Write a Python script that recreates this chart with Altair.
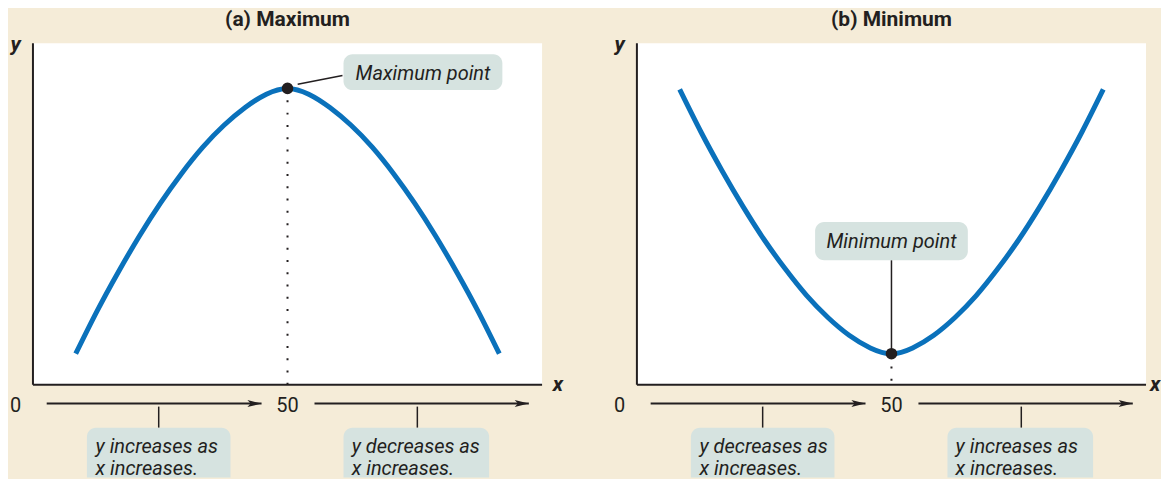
import altair as alt
import pandas as pd

# ---------------- data ----------------
curve_x = [8.4, 12.56, 16.72, 20.88, 25.04, 29.2, 33.36, 37.52, 41.68, 45.84, 50,
           54.16, 58.32, 62.48, 66.64, 70.8, 74.96, 79.12, 83.28, 87.44, 91.6]
max_curve_y = [9.1, 21.5, 32.9, 43.5, 53.2, 61.9, 69.6, 76.0, 81.2, 85.1, 86.8,
               85.1, 81.2, 76.0, 69.6, 61.9, 53.2, 43.5, 32.9, 21.5, 9.1]
min_curve_y = [86.5, 74.1, 62.7, 52.1, 42.4, 33.8, 26.1, 19.7, 14.5, 10.8, 9.1,
               10.8, 14.5, 19.7, 26.1, 33.8, 42.4, 52.1, 62.7, 74.1, 86.5]

panel_titles = ["(a) Maximum", "(b) Minimum"]
point_labels = ["Maximum point", "Minimum point"]
extreme_x = 50
extreme_y = [86.8, 9.1]
tick_labels = ["0", "50"]
tick_values = [0, 50]
note_left = [["y increases as", "x increases."], ["y decreases as", "x increases."]]
note_right = [["y decreases as", "x increases."], ["y increases as", "x increases."]]

# ---------------- styling ----------------
BG = "#f5ecd8"
BOX = "#d6e3e0"
INK = "#231f20"
BLUE = "#0a71bb"
FONT = "Roboto"
W, H = 510, 342

X = alt.Scale(domain=[0, 100], nice=False, zero=False)
Y = alt.Scale(domain=[0, 100], nice=False, zero=False)


def enc(x="x", y="y", x2=None, y2=None, **kw):
    e = dict(x=alt.X(f"{x}:Q", scale=X, axis=None), y=alt.Y(f"{y}:Q", scale=Y, axis=None))
    if x2:
        e["x2"] = alt.X2(f"{x2}:Q")
    if y2:
        e["y2"] = alt.Y2(f"{y2}:Q")
    e.update(kw)
    return e


def rects(rows, **mk):
    return alt.Chart(pd.DataFrame(rows)).mark_rect(**mk).encode(**enc(x2="x2", y2="y2"))


def rules(rows, **mk):
    return alt.Chart(pd.DataFrame(rows)).mark_rule(**mk).encode(**enc(x2="x2", y2="y2"))


def texts(rows, **mk):
    return alt.Chart(pd.DataFrame(rows)).mark_text(font=FONT, color=INK, baseline="alphabetic", **mk).encode(
        **enc(text="t:N"))


def panel(i, curve_y, bg_x, x_label_x, callout_box, callout_text, connector, dotted_from):
    ey = extreme_y[i]
    layers = []
    # beige backdrop and white plot area
    layers.append(rects([dict(x=bg_x[0], x2=bg_x[1], y=-27.2, y2=109.94)], fill=BG))
    layers.append(rects([dict(x=0, x2=100, y=0, y2=100)], fill="white"))
    # axis lines
    layers.append(rules([dict(x=0, x2=0, y=0, y2=100), dict(x=0, x2=100, y=0, y2=0)],
                        color=INK, strokeWidth=2))
    # dotted guide
    layers.append(rules([dict(x=extreme_x, x2=extreme_x, y=dotted_from, y2=ey)],
                        color=INK, strokeWidth=2, strokeDash=[2, 10.3]))
    # curve
    layers.append(alt.Chart(pd.DataFrame(dict(x=curve_x, y=curve_y))).mark_line(
        color=BLUE, strokeWidth=5, interpolate="natural").encode(**enc()))
    # callout connector, box, text
    layers.append(rules([connector], color=INK, strokeWidth=1.5))
    layers.append(rects([callout_box], fill=BOX, cornerRadius=9))
    layers.append(texts([dict(x=callout_text[0], y=callout_text[1], t=point_labels[i])],
                        fontSize=20, fontStyle="italic", align="center"))
    # extreme point
    layers.append(alt.Chart(pd.DataFrame(dict(x=[extreme_x], y=[ey]))).mark_circle(
        size=135, color=INK, opacity=1).encode(**enc()))
    # title and axis letters
    layers.append(texts([dict(x=50, y=105.0, t=panel_titles[i])],
                        fontSize=21, fontWeight="bold", align="center"))
    layers.append(texts([dict(x=-3.4, y=97.7, t="y"), dict(x=x_label_x, y=-1.75, t="x")],
                        fontSize=21, fontWeight="bold", fontStyle="italic", align="center"))
    # tick labels 0 / 50
    layers.append(texts([dict(x=-3.4 if v == 0 else v, y=-7.9, t=t) for v, t in zip(tick_values, tick_labels)],
                        fontSize=20, align="center"))
    # arrows
    layers.append(rules([dict(x=2.7, x2=44.9, y=-5.5, y2=-5.5), dict(x=55.3, x2=97.4, y=-5.5, y2=-5.5)],
                        color=INK, strokeWidth=2))
    layers.append(alt.Chart(pd.DataFrame(dict(x=[43.5, 96.0], y=[-5.5, -5.5]))).mark_point(
        shape="M1,0L-1,-0.5L-0.55,0L-1,0.5Z", size=196, filled=True, color=INK, opacity=1,
        strokeWidth=0).encode(**enc()))
    # ticks to notes
    layers.append(rules([dict(x=24.7, x2=24.7, y=-6.4, y2=-12.6), dict(x=75.5, x2=75.5, y=-6.4, y2=-12.6)],
                        color=INK, strokeWidth=1.5))
    # note boxes
    layers.append(rects([dict(x=10.6, x2=38.8, y=-27.2, y2=-12.6), dict(x=61.0, x2=89.6, y=-27.2, y2=-12.6)],
                        fill=BOX, cornerRadiusTopLeft=9, cornerRadiusTopRight=9))
    rows = []
    for xx, lines in ((12.3, note_left[i]), (62.6, note_right[i])):
        rows.append(dict(x=xx, y=-19.9, t=lines[0]))
        rows.append(dict(x=xx, y=-26.3, t=lines[1]))
    layers.append(texts(rows, fontSize=20, fontStyle="italic", align="left"))
    return alt.layer(*layers).properties(width=W, height=H)


pa = panel(0, max_curve_y, (-4.706, 111.4), 103.1,
           dict(x=61.0, x2=92.2, y=86.3, y2=96.8), (76.6, 89.2),
           dict(x=52.0, x2=60.8, y=88.0, y2=90.6), 0)
pb = panel(1, min_curve_y, (-9.6, 102.75), 101.8,
           dict(x=35.0, x2=65.0, y=36.5, y2=47.7), (50, 40.1),
           dict(x=50, x2=50, y=9.1, y2=36.5), 1.2)

chart = alt.hconcat(pa, pb, spacing=95, bounds="flush").properties(
    padding=0, background=BG, autosize=alt.AutoSizeParams(type="pad")
).configure_view(strokeWidth=0)

chart.save("out.html", embed_options={"renderer": "svg", "actions": False})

^^^^^^^^

Write out the lines from the start of the material to the line with "import pandas as pd", inclusive and exactly. Skip the pictures.

**Full response:**
Write a Python script that recreates this chart with Altair.
import altair as alt
import pandas as pd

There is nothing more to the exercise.